What is the 3-2-1 backup rule?
It's 3 copies of the data, on 2 different media, with 1 copy off-site — offline or immutable. The "1" is what protects against ransomware: the off-site copy needs to be out of the attack's reach, because modern ransomware seeks out and destroys the backups accessible on the network before demanding a ransom.
Why do people say an untested backup is not a backup?
Because a backup that has never been restored is just an assumption. It's on the day of the incident that you discover the file was corrupted, a database was missing, or the restore takes three times as long as expected. Only a real restore test, in a separate environment and timed, proves that your RTO and RPO are true. Ideally, test every quarter.
How do you define RPO and RTO for a carrier?
Separate systems by criticality. Tax document issuance (CT-e, MDF-e) and fleet tracking demand an RTO of just a few hours and a low RPO, because a truck won't leave without its invoice and a stalled operation turns into SLA penalties. BI and reporting can tolerate looser numbers. Then, configure the backup frequency to match the RPO and actually test the restore.
How much does it cost to have your operation down due to ransomware?

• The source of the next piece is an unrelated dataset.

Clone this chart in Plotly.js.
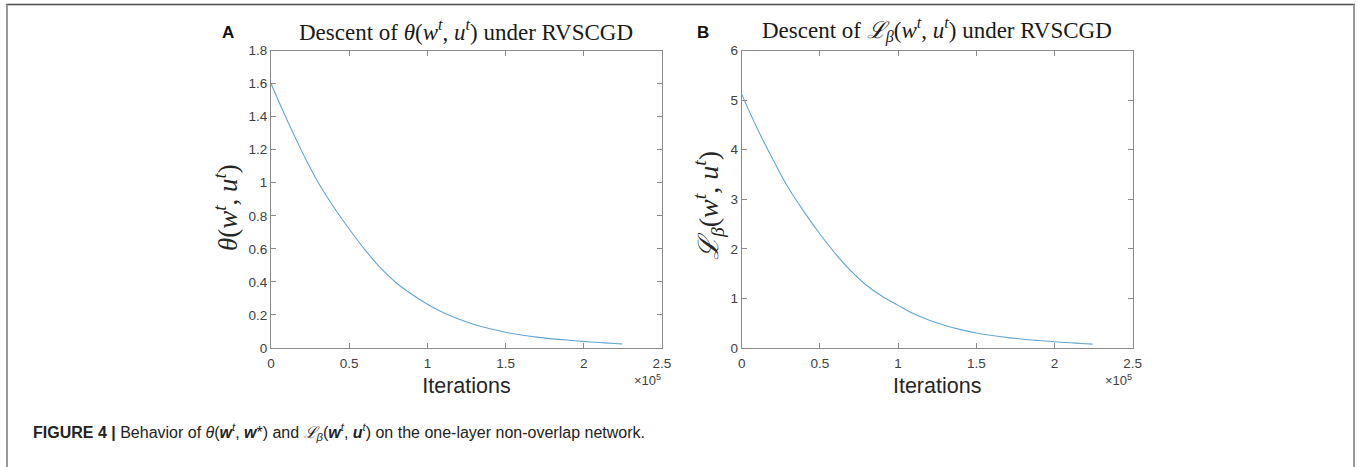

That's exactly the calculation that defines the RTO. For a carrier, every hour down means delayed deliveries, SLA penalties, trucks in line without a tax document, and customers left without answers. That cost per hour is what justifies investing in faster recovery — the more expensive the hour of downtime, the tighter the RTO needs to be.
Does paying the ransomware ransom solve it?
Paying doesn't guarantee the key, doesn't guarantee the data comes back intact, and funds the next attack. The alternative is having immutable, tested backups that let you restore the operation within the agreed RTO and RPO, without depending on the criminal. Defining these numbers before the incident is what takes the ransom off the table as the only way out.